According to the latest figures from the Threatened Politicians Team at The Hague, there were 1,125 death threats made against politicians in 2022, with at least half of those being directed towards Wilders.
Just last September, a prominent Pakistani international cricket player Khalid Latif was sentenced to 12 years in prison over his offering of a $23,000 bounty for anyone who killed the politician over his views on Islam. However, as Latif is believed to reside in Pakistan, the Dutch court ruling will likely never come into force, given that there is no extradition treaty between the two countries.
The latest incident comes as Wilders is continuing to try to form a government, following last November’s elections, which saw his Party for Freedom given a resounding victory, receiving 24 per cent of the vote or 37 seats in the Dutch House of Representatives, an increase of 20 seats from the prior election.

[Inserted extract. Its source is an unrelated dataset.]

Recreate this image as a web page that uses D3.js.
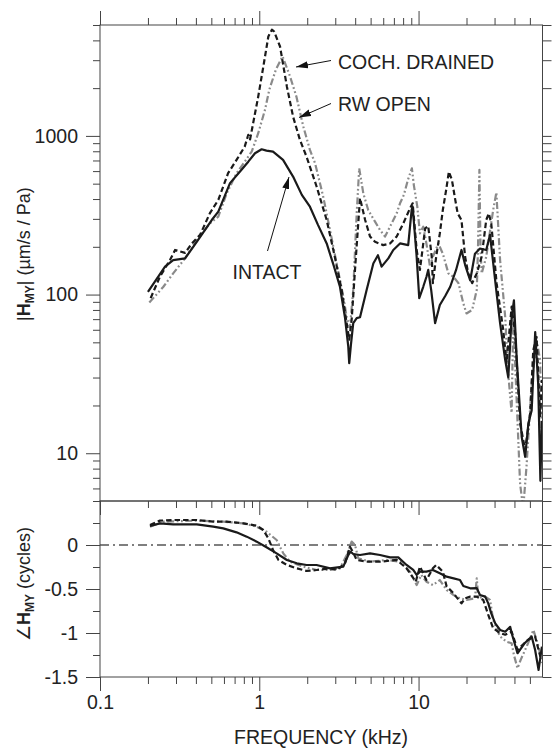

Despite meeting with intransigence from the supposedly conservative establishment figures in trying to form a coalition to govern the country, Wilders’ party has continued to rise in the polls. An Ipsos poll conducted at the end of February put the PVV’s support at 31.1 per cent, making the populist party by far the most popular in the country, with the next most popular — the coalition between the Greens and the Dutch Labour Party (PvdA) of EU Green deal architect Frans Timmermans — only managing to muster around 16 per cent support.
Nevertheless, leaders of supposed centre-right parties such as Pieter Omtzigt, the head of the new neo-liberal New Social Contract, have so far refused to enter into government with Wilders over his previous calls to ban the Qur’an among others, meaning that the Dutch people may be called upon again for yet another election.
Speaking earlier this month, Wilders called on his potential coalition partners to show courage and step up to form a government he said — and polls show — the public wants to see formed. He said: “It is necessary for parties to jump over their shadows… The alternative is not something that makes me very happy. I also think that the Netherlands wants it to succeed.”